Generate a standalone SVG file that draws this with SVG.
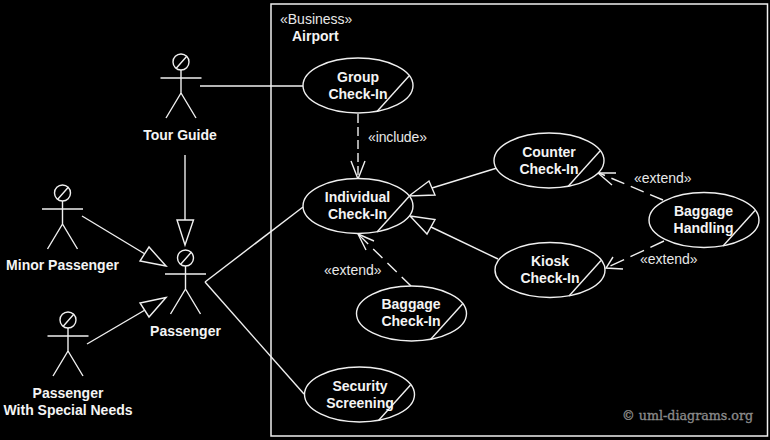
<svg xmlns="http://www.w3.org/2000/svg" width="770" height="440" viewBox="0 0 770 440">
<style>
.s{fill:none;stroke:#f0f0f0;stroke-width:1.4}
.e{fill:#000;stroke:#f0f0f0;stroke-width:1.4}
.d{fill:none;stroke:#f0f0f0;stroke-width:1.4}
.t{fill:#000;stroke:#f0f0f0;stroke-width:1.4;stroke-linejoin:miter}
.b{font-family:"Liberation Sans",Arial,sans-serif;font-size:14px;font-weight:bold;fill:#f4f4f4;text-anchor:middle}
.r{font-family:"Liberation Sans",Arial,sans-serif;font-size:14px;fill:#e8e8e8}
.w{font-family:"DejaVu Serif",serif;font-size:12.700px;fill:#8a8a8a;stroke:#8a8a8a;stroke-width:.35}
</style>
<defs>
<g id="actor" class="s"><circle cx="0" cy="0" r="8"/><path d="M-5 6.500L6 -6M0 8V31M-20.500 16H20.500M0 31L-15 56M0 31L15 56"/></g>
<g id="uc"><ellipse class="e" cx="0" cy="0" rx="55" ry="27.500"/><path class="s" d="M51 -9.500L19 26"/></g>
</defs>
<rect width="770" height="440" fill="#000"/>
<rect id="boundary" x="271" y="4" width="496.500" height="432" fill="none" stroke="#f0f0f0" stroke-width="1.500"/>
<text class="r" x="280" y="24">«Business»</text>
<text class="b" x="292" y="41" style="text-anchor:start">Airport</text>
<g id="connectors">
<path class="s" d="M200 86H303"/>
<path class="s" d="M185 155V220"/>
<path class="t" d="M177 220H193.500L185 245Z"/>
<path class="s" d="M82 216L145 254"/>
<path class="t" d="M166 266L140 261L149 247Z"/>
<path class="s" d="M87 344L145 310"/>
<path class="t" d="M166 297.500L140 303L149 317Z"/>
<path class="s" d="M205 282L303 207"/>
<path class="s" d="M205 282L304 394"/>
<path class="d" stroke-dasharray="9 4" d="M358 114V179"/>
<path class="s" d="M351 161L358 179L365 161"/>
<path class="s" d="M432 188L497 168"/>
<path class="t" d="M409 196L429 181L435 195Z"/>
<path class="s" d="M431 227L498 259"/>
<path class="t" d="M410 216L435 219.500L427 234Z"/>
<path class="d" stroke-dasharray="14 7" d="M663 200L599 173"/>
<path class="s" d="M616 173L598 173L612 185"/>
<path class="d" stroke-dasharray="15 7" d="M664 241L606 268"/>
<path class="s" d="M613 257L606 268L623 269"/>
<path class="d" stroke-dasharray="13 7" d="M411 286L358 234"/>
<path class="s" d="M374 241L358 234L366 250"/>
</g>
<g id="tour-guide"><use href="#actor" x="181" y="62"/><text class="b" x="180" y="140">Tour Guide</text></g>
<g id="minor-passenger"><use href="#actor" x="62.500" y="193"/><text class="b" x="62.500" y="270">Minor Passenger</text></g>
<g id="passenger"><use href="#actor" x="185.500" y="258"/><text class="b" x="185.500" y="336">Passenger</text></g>
<g id="special-needs"><use href="#actor" x="68" y="320"/><text class="b" x="68" y="398">Passenger</text><text class="b" x="68" y="415">With Special Needs</text></g>
<g id="group-checkin"><use href="#uc" x="358" y="85.500"/><text class="b" x="358" y="82">Group</text><text class="b" x="358" y="99">Check-In</text></g>
<g id="individual-checkin"><use href="#uc" x="358" y="206"/><text class="b" x="357.500" y="202">Individual</text><text class="b" x="357.500" y="219">Check-In</text></g>
<g id="counter-checkin"><use href="#uc" x="549" y="160.500"/><text class="b" x="549" y="157">Counter</text><text class="b" x="549" y="174">Check-In</text></g>
<g id="kiosk-checkin"><use href="#uc" x="550" y="270"/><text class="b" x="550" y="266">Kiosk</text><text class="b" x="550" y="283">Check-In</text></g>
<g id="baggage-handling"><use href="#uc" x="704" y="220"/><text class="b" x="703.500" y="216">Baggage</text><text class="b" x="703.500" y="233">Handling</text></g>
<g id="baggage-checkin"><use href="#uc" x="411.500" y="313.500"/><text class="b" x="411" y="309">Baggage</text><text class="b" x="411" y="326">Check-In</text></g>
<g id="security-screening"><use href="#uc" x="359.500" y="394.500"/><text class="b" x="360" y="391">Security</text><text class="b" x="360" y="408">Screening</text></g>
<text class="r" x="368" y="142" textLength="59">«include»</text>
<text class="r" x="634" y="183">«extend»</text>
<text class="r" x="640" y="264">«extend»</text>
<text class="r" x="324" y="275">«extend»</text>
<text class="w" x="622" y="420">© uml-diagrams.org</text>
</svg>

_Short task_:
Quote each line of the listing exactly, but leave the pictures out.

_Answer to the task_:
Generate a standalone SVG file that draws this with SVG.
<svg xmlns="http://www.w3.org/2000/svg" width="770" height="440" viewBox="0 0 770 440">
<style>
.s{fill:none;stroke:#f0f0f0;stroke-width:1.4}
.e{fill:#000;stroke:#f0f0f0;stroke-width:1.4}
.d{fill:none;stroke:#f0f0f0;stroke-width:1.4}
.t{fill:#000;stroke:#f0f0f0;stroke-width:1.4;stroke-linejoin:miter}
.b{font-family:"Liberation Sans",Arial,sans-serif;font-size:14px;font-weight:bold;fill:#f4f4f4;text-anchor:middle}
.r{font-family:"Liberation Sans",Arial,sans-serif;font-size:14px;fill:#e8e8e8}
.w{font-family:"DejaVu Serif",serif;font-size:12.700px;fill:#8a8a8a;stroke:#8a8a8a;stroke-width:.35}
</style>
<defs>
<g id="actor" class="s"><circle cx="0" cy="0" r="8"/><path d="M-5 6.500L6 -6M0 8V31M-20.500 16H20.500M0 31L-15 56M0 31L15 56"/></g>
<g id="uc"><ellipse class="e" cx="0" cy="0" rx="55" ry="27.500"/><path class="s" d="M51 -9.500L19 26"/></g>
</defs>
<rect width="770" height="440" fill="#000"/>
<rect id="boundary" x="271" y="4" width="496.500" height="432" fill="none" stroke="#f0f0f0" stroke-width="1.500"/>
<text class="r" x="280" y="24">«Business»</text>
<text class="b" x="292" y="41" style="text-anchor:start">Airport</text>
<g id="connectors">
<path class="s" d="M200 86H303"/>
<path class="s" d="M185 155V220"/>
<path class="t" d="M177 220H193.500L185 245Z"/>
<path class="s" d="M82 216L145 254"/>
<path class="t" d="M166 266L140 261L149 247Z"/>
<path class="s" d="M87 344L145 310"/>
<path class="t" d="M166 297.500L140 303L149 317Z"/>
<path class="s" d="M205 282L303 207"/>
<path class="s" d="M205 282L304 394"/>
<path class="d" stroke-dasharray="9 4" d="M358 114V179"/>
<path class="s" d="M351 161L358 179L365 161"/>
<path class="s" d="M432 188L497 168"/>
<path class="t" d="M409 196L429 181L435 195Z"/>
<path class="s" d="M431 227L498 259"/>
<path class="t" d="M410 216L435 219.500L427 234Z"/>
<path class="d" stroke-dasharray="14 7" d="M663 200L599 173"/>
<path class="s" d="M616 173L598 173L612 185"/>
<path class="d" stroke-dasharray="15 7" d="M664 241L606 268"/>
<path class="s" d="M613 257L606 268L623 269"/>
<path class="d" stroke-dasharray="13 7" d="M411 286L358 234"/>
<path class="s" d="M374 241L358 234L366 250"/>
</g>
<g id="tour-guide"><use href="#actor" x="181" y="62"/><text class="b" x="180" y="140">Tour Guide</text></g>
<g id="minor-passenger"><use href="#actor" x="62.500" y="193"/><text class="b" x="62.500" y="270">Minor Passenger</text></g>
<g id="passenger"><use href="#actor" x="185.500" y="258"/><text class="b" x="185.500" y="336">Passenger</text></g>
<g id="special-needs"><use href="#actor" x="68" y="320"/><text class="b" x="68" y="398">Passenger</text><text class="b" x="68" y="415">With Special Needs</text></g>
<g id="group-checkin"><use href="#uc" x="358" y="85.500"/><text class="b" x="358" y="82">Group</text><text class="b" x="358" y="99">Check-In</text></g>
<g id="individual-checkin"><use href="#uc" x="358" y="206"/><text class="b" x="357.500" y="202">Individual</text><text class="b" x="357.500" y="219">Check-In</text></g>
<g id="counter-checkin"><use href="#uc" x="549" y="160.500"/><text class="b" x="549" y="157">Counter</text><text class="b" x="549" y="174">Check-In</text></g>
<g id="kiosk-checkin"><use href="#uc" x="550" y="270"/><text class="b" x="550" y="266">Kiosk</text><text class="b" x="550" y="283">Check-In</text></g>
<g id="baggage-handling"><use href="#uc" x="704" y="220"/><text class="b" x="703.500" y="216">Baggage</text><text class="b" x="703.500" y="233">Handling</text></g>
<g id="baggage-checkin"><use href="#uc" x="411.500" y="313.500"/><text class="b" x="411" y="309">Baggage</text><text class="b" x="411" y="326">Check-In</text></g>
<g id="security-screening"><use href="#uc" x="359.500" y="394.500"/><text class="b" x="360" y="391">Security</text><text class="b" x="360" y="408">Screening</text></g>
<text class="r" x="368" y="142" textLength="59">«include»</text>
<text class="r" x="634" y="183">«extend»</text>
<text class="r" x="640" y="264">«extend»</text>
<text class="r" x="324" y="275">«extend»</text>
<text class="w" x="622" y="420">© uml-diagrams.org</text>
</svg>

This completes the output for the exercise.